Sharif asked the militants, now led by Mullah Fazlullah, to end their violence and come to the negotiating table, adding his government will not allow the country to be held hostage by them, the state-run Associated Press of Pakistan reported.
Citing their recent attacks in Bannu, Peshawar and Hangu as well as attacks on anti-polio workers, minorities and religious scholars, Sharif said: "We are under obligation of our religion and the Constitution to safeguard the lives and properties of our citizens at all costs."
He said the country stands united with any decision to respond to terrorism with full force, APP reported.
"Since the other side has shown intent to negotiate, we also wish to give peace yet another chance," he said. "However the acts of terror must stop. Terrorism and talks cannot continue simultaneously," Sharif told the lawmakers.
The four-member panel for the dialogue with the Taliban will include Sharif's adviser on national affairs Irfan Siddique, retired Maj. Amir Shah, a former intelligence official, noted journalist Rahimullah Yousafzai and Rustam Shah Mohmand, former ambassador to Afghanistan, Dawn newspaper reported.
Sharif, agreeing with opposition demands, said the dialogue will be transparent and open.

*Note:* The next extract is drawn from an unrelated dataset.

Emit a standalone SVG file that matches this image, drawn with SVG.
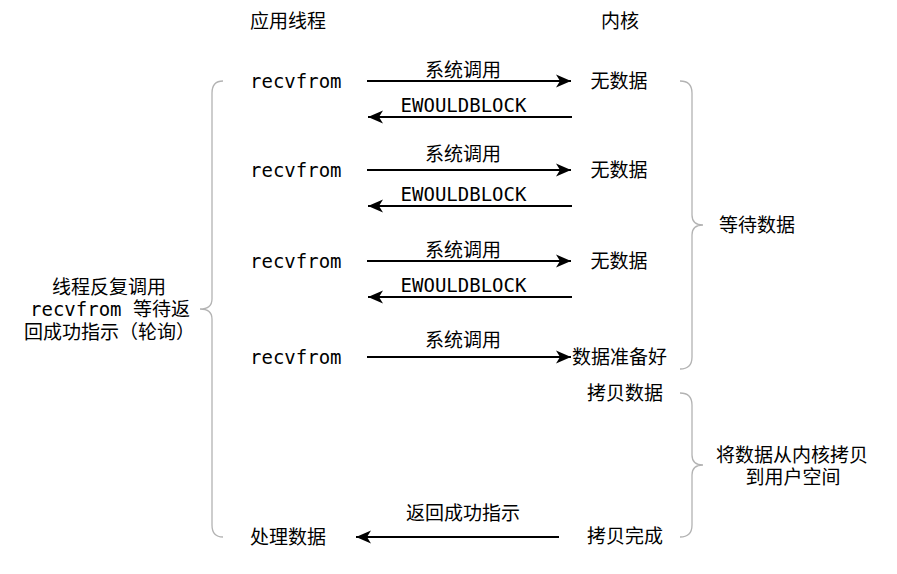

No date for the start of the talks was announced.
The prime minister said his government is doing all it can to stop the suspected U.S. drone strikes, but that such strikes cannot be used to justify terror attacks.
"Are the innocent children who fall prey to acts of terrorism, or the innocent civilians who die in such attacks responsible for conducting the drone strikes?" he asked, adding: "Murder of innocent people cannot be tolerated anymore," APP reported.
Dawn said Sharif's offer came on the same day when the Taliban claimed responsibility for the killing of three paramilitary soldiers in a bomb attack in violence-ravaged Karachi.
Speaking to Dawn from an undisclosed location, Shahidullah Shahid, spokesman for the Pakistani Taliban called Tehrik-i-Taliban, also said his group had convened a meeting to "assess the committee formed by the federal government for peace talks."
The Taliban's leader in Punjab province, however, told the BBC's Urdu service that he would take part in the talks and expressed trust in the negotiators named by the government.
The Sharif government has long favored peace talks, but has come under pressure with the recent wave of attacks. Dawn said there has speculation about a major military operation against militants.